April 17, 2014 -- Tell us how you really feel, Vladimir Putin.
The Russian leader, who recently annexed Crimea from Ukraine, dissed Alaska today in his annual marathon question-and-answer session.
Asked by a Russian woman if the U.S. state could be his next conquest, Putin seemed disinterested in adding it to his growing empire.
"What would you need Alaska for?" he asked, adding that Russia already has enough cold territory.
Russia sold Alaska to the United States in the 19th century for $7.2 million in gold.
Anyone who has been to Alaska knows the state is so much more than just snow and grizzly bears.
Here's what Putin doesn't understand about the 49th state -- and how life in Alaska compares to Crimea.
Alaska's Postcard Perfect Summers
Putin, 61, has been photographed shirtless countless times while enjoying activities such as hunting, horseback riding and fishing.

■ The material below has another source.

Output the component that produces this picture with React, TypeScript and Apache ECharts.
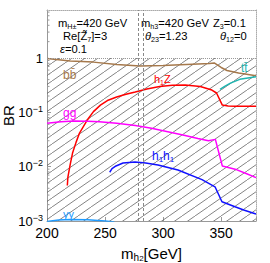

Alaskans can take their shirts off all summer if they want to!
People who live in Alaska say the best part about the summer is the long days filled with sunshine and pleasant temperatures that hover in the 70s. Late night fishing or hiking? Not a problem in Alaska.
Summer in Crimea, however, may be a downer this year. Tourism has long been a staple of the seaside resort town's economy but the only vacationers taking advantage of the picturesque region this year may be Russian soldiers.
Where to Get A Good Burger
This month, McDonald's suspended operations at its restaurants in Crimea -- citing only “manufacturing reasons” out of its control. The fast-food chain’s locations in the cities of Simferopol, Sevastopol, and Yalta were affected.
A statement on the company’s Ukrainian website said it hoped to resume operations as soon as possible. McDonald’s made no mention of Crimea’s controversial annexation by Russia last month, but the company appeared to make a few subtle political swipes in its statement.
The restaurant offered Crimean employees a comparable position at a McDonald’s restaurant in Ukraine and offered to pay for relocation expenses plus three months of housing. The company also said that employees who wish to remain in Crimea will be able to terminate their employment, but only under Ukrainian law, not Russian law.
People in Alaska don't have to worry about where or when they'll get their next Big Mac. The state has 31 locations, including one at 352 Santa Claus Lane in North Pole, Alaska. It doesn't get more charming than that.
Most Famous Daughter
Crimea's newly-appointed attorney general, arguably the region's most prominent citizen, has been turned into an anime star by adoring Japanese fans who are more focused on her looks than politics.
Natalia Poklonskaya, 33, has been the unwitting star of fan art since she made her debut on the world stage at a news conference earlier this month as the prosecutor of the new Crimean Republic.
That's fine, but we're sure Putin knows who Alaska's most famous daughter is. Former Alaska governor and vice-presidential candidate Sarah Palin is a self-proclaimed "Mama Grizzly" and knows a thing or two about being Russia's next-door neighbor.
Alaska is not Siberia.
The state transforms into a winter wonderland each winter, complete with outdoor activities that include skiing, snowmobiling and mushing. In early March, the annual long-distance Iditarod Trail Sled Dog Race from Anchorage to Nome is held.
Putin has "little green men" but Alaska has "Arctic Warriors."
The Russian leader confirmed today that the mysterious "little green men," the well-armed troops with no insignia operating in Crimea last month, were Russian troops operating in support of local self-defense forces.
Alaska's "Arctic Warriors" are U.S. soldiers stationed at Fort Wainright. They even have a battle song.
"We conquer the mountains and the valleys! We train in the winter's bitter cold! Alaska Soldiers! Arctic Warriors! Sentries of the North! So pick up your weapons and your snowshoes! We're ready to fight and to defend! The finest Soldiers! Arctic Warriors! From the last Frontier!"